» GOAL
Return the lines below exactly, from the first line to the line that contains "ax2 = fig.add_axes([0.489, 0.178, 0.315, 0.794])". Leave out pictures.

» DATA EXCERPT
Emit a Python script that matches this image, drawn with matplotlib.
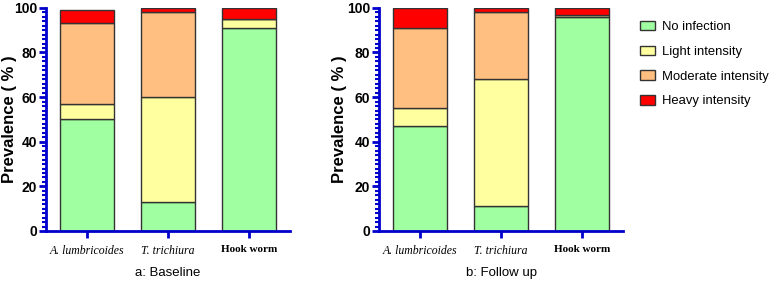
import numpy as np
import matplotlib.pyplot as plt
from matplotlib.patches import Patch
from matplotlib.ticker import MultipleLocator

parasites = ['A. lumbricoides', 'T. trichiura', 'Hook worm']
categories = ['No infection', 'Light intensity', 'Moderate intensity', 'Heavy intensity']
colors = ['#a0ffa0', '#ffffa0', '#ffbf80', '#ff0000']

# prevalence (%) per intensity class, one list per category
baseline = {
    'No infection': [50, 13, 91],
    'Light intensity': [7, 47, 4],
    'Moderate intensity': [36, 38, 0],
    'Heavy intensity': [6, 2, 5],
}
followup = {
    'No infection': [47, 11, 96],
    'Light intensity': [8, 57, 1],
    'Moderate intensity': [36, 30, 0],
    'Heavy intensity': [9, 2, 3],
}
titles = ['a: Baseline', 'b: Follow up']

sans = 'Liberation Sans'

fig = plt.figure(figsize=(7.75, 2.81), dpi=100)
ax1 = fig.add_axes([0.0594, 0.178, 0.315, 0.794])
ax2 = fig.add_axes([0.489, 0.178, 0.315, 0.794])

blue = '#0000cc'
for ax, data, title, lx in zip([ax1, ax2], [baseline, followup], titles, [-0.119, -0.131]):
    x = np.arange(len(parasites))
    bottom = np.zeros(len(parasites))
    for cat, col in zip(categories, colors):
        vals = np.array(data[cat], dtype=float)
        ax.bar(x, vals, 0.667, bottom=bottom, color=col,
               edgecolor='#333333', linewidth=1.0, zorder=2)
        bottom += vals
    ax.set_xlim(-0.506, 2.506)
    ax.set_ylim(0, 100)
    ax.yaxis.set_minor_locator(MultipleLocator(2))
    for s in ['top', 'right']:
        ax.spines[s].set_visible(False)
    for s in ['left', 'bottom']:
        ax.spines[s].set_color(blue)
        ax.spines[s].set_linewidth(2)
    ax.tick_params(axis='both', which='major', color=blue, width=2, length=5, pad=1.5)
    ax.tick_params(axis='y', which='minor', color=blue, width=1.5, length=3)
    ax.set_yticks([0, 20, 40, 60, 80, 100])
    ax.set_yticklabels(['0', '20', '40', '60', '80', '100'],
                       fontfamily=sans, fontweight='bold', fontsize=10)
    ax.set_xticks(x)
    ax.set_xticklabels(parasites, fontfamily='Liberation Serif', fontsize=8.5)
    labs = ax.get_xticklabels()
    labs[0].set_fontstyle('italic')
    labs[1].set_fontstyle('italic')
    labs[2].set_fontweight('bold')
    labs[2].set_fontsize(8)
    ax.tick_params(axis='x', pad=5)
    ax.set_ylabel('Prevalence ( % )', fontfamily=sans,
                  fontweight='bold', fontsize=12)
    ax.yaxis.set_label_coords(lx, 0.5)
    ax.set_xlabel(title, fontfamily=sans, fontsize=9.5, labelpad=7)

handles = [Patch(facecolor=c, edgecolor='#333333', label=l)
           for c, l in zip(colors, categories)]
fig.legend(handles=handles, loc='upper left', bbox_to_anchor=(0.826, 0.926),
           frameon=False, prop={'family': sans, 'size': 9.4},
           borderpad=0, borderaxespad=0,
           handlelength=1.1, handleheight=0.75, handletextpad=0.6,
           labelspacing=0.95)

fig.savefig('out.png', dpi=100)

» COMPLETE ANSWER
Emit a Python script that matches this image, drawn with matplotlib.
import numpy as np
import matplotlib.pyplot as plt
from matplotlib.patches import Patch
from matplotlib.ticker import MultipleLocator

parasites = ['A. lumbricoides', 'T. trichiura', 'Hook worm']
categories = ['No infection', 'Light intensity', 'Moderate intensity', 'Heavy intensity']
colors = ['#a0ffa0', '#ffffa0', '#ffbf80', '#ff0000']

# prevalence (%) per intensity class, one list per category
baseline = {
    'No infection': [50, 13, 91],
    'Light intensity': [7, 47, 4],
    'Moderate intensity': [36, 38, 0],
    'Heavy intensity': [6, 2, 5],
}
followup = {
    'No infection': [47, 11, 96],
    'Light intensity': [8, 57, 1],
    'Moderate intensity': [36, 30, 0],
    'Heavy intensity': [9, 2, 3],
}
titles = ['a: Baseline', 'b: Follow up']

sans = 'Liberation Sans'

fig = plt.figure(figsize=(7.75, 2.81), dpi=100)
ax1 = fig.add_axes([0.0594, 0.178, 0.315, 0.794])
ax2 = fig.add_axes([0.489, 0.178, 0.315, 0.794])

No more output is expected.